There were also a few points of contact with international trafficking that eventually opened up. The rise of the Hippie Trail as a source of drugs did, however, run into the problem that the Eastern Bloc cut off the centres of production in Afghanistan and Pakistan from the consumer markets in Western Europe. The point of least resistance turned out to be the Turkey-Bulgaria border, which served as the starting point of the so-called Balkan Route. Once smugglers had made it into Bulgaria, most continued on to Yugoslavia, although some went north through Romania, Hungary and Czechoslovakia. From there it was on to Italy or Austria as the first stop of the consumer markets of the West. The one exception was West Berlin, located in the heart of the German Democratic Republic (GDR) and home to both a booming counter-culture scene and thousands of American, French and British occupation soldiers. As a result, drug traffickers focused on getting through socialist Eastern Europe as quickly and efficiently as possible. Although East Germany had few problems with smugglers seeking to bring their product to the GDR domestic market, beginning in the early 1970s, hundreds were caught every year trying to run the socialist gauntlet on route to the capitalist riches of West Berlin.
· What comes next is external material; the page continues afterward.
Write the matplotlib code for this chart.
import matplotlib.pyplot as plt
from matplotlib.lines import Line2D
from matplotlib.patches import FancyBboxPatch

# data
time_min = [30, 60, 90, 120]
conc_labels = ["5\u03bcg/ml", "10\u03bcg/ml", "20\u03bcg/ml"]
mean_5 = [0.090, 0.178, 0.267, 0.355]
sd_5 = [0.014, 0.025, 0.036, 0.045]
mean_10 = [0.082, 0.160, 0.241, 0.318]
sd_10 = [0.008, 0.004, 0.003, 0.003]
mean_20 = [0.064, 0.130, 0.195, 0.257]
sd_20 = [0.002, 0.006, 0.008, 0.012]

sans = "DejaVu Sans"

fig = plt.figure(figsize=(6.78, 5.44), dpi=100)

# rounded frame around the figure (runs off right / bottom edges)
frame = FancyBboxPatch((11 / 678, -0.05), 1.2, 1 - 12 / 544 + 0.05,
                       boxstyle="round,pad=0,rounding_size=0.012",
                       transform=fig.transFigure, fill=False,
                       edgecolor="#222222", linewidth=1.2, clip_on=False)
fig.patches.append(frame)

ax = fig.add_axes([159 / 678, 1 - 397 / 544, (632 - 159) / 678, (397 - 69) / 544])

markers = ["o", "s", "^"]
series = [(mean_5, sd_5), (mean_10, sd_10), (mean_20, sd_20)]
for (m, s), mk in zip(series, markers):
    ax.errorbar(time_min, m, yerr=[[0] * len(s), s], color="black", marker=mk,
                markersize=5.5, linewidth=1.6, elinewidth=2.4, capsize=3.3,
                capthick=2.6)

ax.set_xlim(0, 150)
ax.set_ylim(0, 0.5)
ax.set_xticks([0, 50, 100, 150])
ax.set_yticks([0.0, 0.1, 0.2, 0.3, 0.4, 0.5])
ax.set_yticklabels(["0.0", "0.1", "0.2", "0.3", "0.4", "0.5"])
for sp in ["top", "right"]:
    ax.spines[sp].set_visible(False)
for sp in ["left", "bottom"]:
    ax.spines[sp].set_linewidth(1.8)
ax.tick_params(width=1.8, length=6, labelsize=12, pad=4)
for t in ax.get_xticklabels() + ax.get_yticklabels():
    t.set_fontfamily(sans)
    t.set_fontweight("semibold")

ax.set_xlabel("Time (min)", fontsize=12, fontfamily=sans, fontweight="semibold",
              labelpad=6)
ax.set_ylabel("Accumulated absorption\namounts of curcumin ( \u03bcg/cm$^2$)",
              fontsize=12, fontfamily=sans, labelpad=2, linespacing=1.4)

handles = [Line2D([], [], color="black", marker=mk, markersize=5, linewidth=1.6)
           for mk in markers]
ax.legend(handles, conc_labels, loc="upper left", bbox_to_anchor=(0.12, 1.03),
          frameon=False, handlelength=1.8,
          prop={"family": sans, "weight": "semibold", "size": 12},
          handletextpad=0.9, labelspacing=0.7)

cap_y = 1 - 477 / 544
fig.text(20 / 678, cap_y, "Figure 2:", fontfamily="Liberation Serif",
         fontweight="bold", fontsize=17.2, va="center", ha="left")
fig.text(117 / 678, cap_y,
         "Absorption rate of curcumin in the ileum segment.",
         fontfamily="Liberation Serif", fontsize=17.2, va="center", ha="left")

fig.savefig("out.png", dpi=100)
Although anti-drug warriors in the West often claimed that the Communist world was responsible for the global narcotics trade, the United States government actually moved away from these accusations and began to try to build up East and West cooperation on the issue of drug trafficking. The Soviet Union had been active in the field of international anti-narcotics politics since the late 1920s, when it participated at the League of Nations on the creation of the 1931 Geneva Narcotics Manufacturing and Distribution Limitation Convention. In the post-war era, the USSR had been crucial in shaping the end results of the 1961 Single Convention and ensuring that production was not limited to a small cartel of developed nations but also permitted by the emerging Third World. On this basis, the United States began to reach out to the Eastern Bloc in the 1970s to see if détente could be extended to include increased cooperation in realizing the enforcement of international drug law.
Some in the Eastern Bloc welcomed these overtures from the Americans. The Bulgarian government, which had long been accused of complicity in the drug trade, hosted an East-West summit on improving border and customs control in the city of Varna in 1977. Paid for by the State Department, the US aimed to provide technical assistance to socialist states struggling to interdict the traffickers moving across their borders. Cooperation with the communist bloc was, however, still problematic. The following year, an Oklahoma congressman caused an international incident when he accused the GDR of pipelining heroin to West Germany with the express purpose of getting US soldiers addicted so as to undermine military readiness. The White House actually forced the Congressman to apologize to GDR authorities and offered the head of the East German narcotics office a tour of Washington DC, but relations remained strained. While there were some efforts to reach out to Cuba to coordinate Caribbean narcotics interdiction in the 1970s, the renewed anti-communism of the Reagan administration put an end to this cooperation, as the President accused Fidel Castro and the Sandinistas in Nicaragua of collaborating with the Colombian cocaine cartels. The widespread knowledge that the United States worked with anti-communists who were involved in the illicit narcotics trade – both in South-East Asia and Latin America – made such accusations appear as a Cold War pretence for intervention.
In the mid-1980s, however, the Eastern Bloc became increasingly concerned about the problem of international drug trafficking. The Soviet occupation of Afghanistan had opened up new smuggling routes as soldiers worked with traffickers to send drugs to the West via the USSR itself. Authorities in the Netherlands and the UK found that shipments of raisins from the Soviet Union contain tons of smuggled hashish and heroin leading to speculation that state authorities were complicit in the drug trade. Added to this diplomatic embarrassment, youth rates of drug use and addiction began to rise in the Eastern Bloc, particularly in Poland and the USSR. Increased economic interconnection with the West and the conflict in Afghanistan coincided with efforts by Latin American countries to produce a new international narcotics convention at the United Nations in order to deal with the carnage of the cocaine wars. As a result, East-West cooperation on narcotics control once again came to the fore. In 1988, the UN passed the Convention against Illicit Traffic in Narcotic Drugs and Psychotropic Substances – one of the most comprehensive international conventions to harmonize criminal law around the world. Just months before the fall of the Berlin Wall in 1989, East German narcotics officials were visiting DEA headquarters in Virginia as part of a goodwill mission on the path to formalizing anti-drug cooperation between the GDR and the USA.
The collapse of state socialism in Eastern Europe reshaped the nature of international narcotics trafficking. The outbreak of the Yugoslavian War disrupted the Balkan Route leading many smugglers to divert product towards a new Northern Route that moved product to the West via Russia. Within the formerly state socialist countries of Eastern Europe, illicit narcotics now arrived in force alongside the rest of Western consumer culture. The Eastern Bloc was not fully part of the post-war boom in mass drug use, nor was it ever fully integrated into the international trafficking system. The spectre of Communism did, however, always loom large over Western narcotics politics and state socialists were always part of the international debates over how to tackle the problem of narcotics from a legal perspective. In the end, the Drug War and the Cold War were different conflicts, but there were always entangled with one another.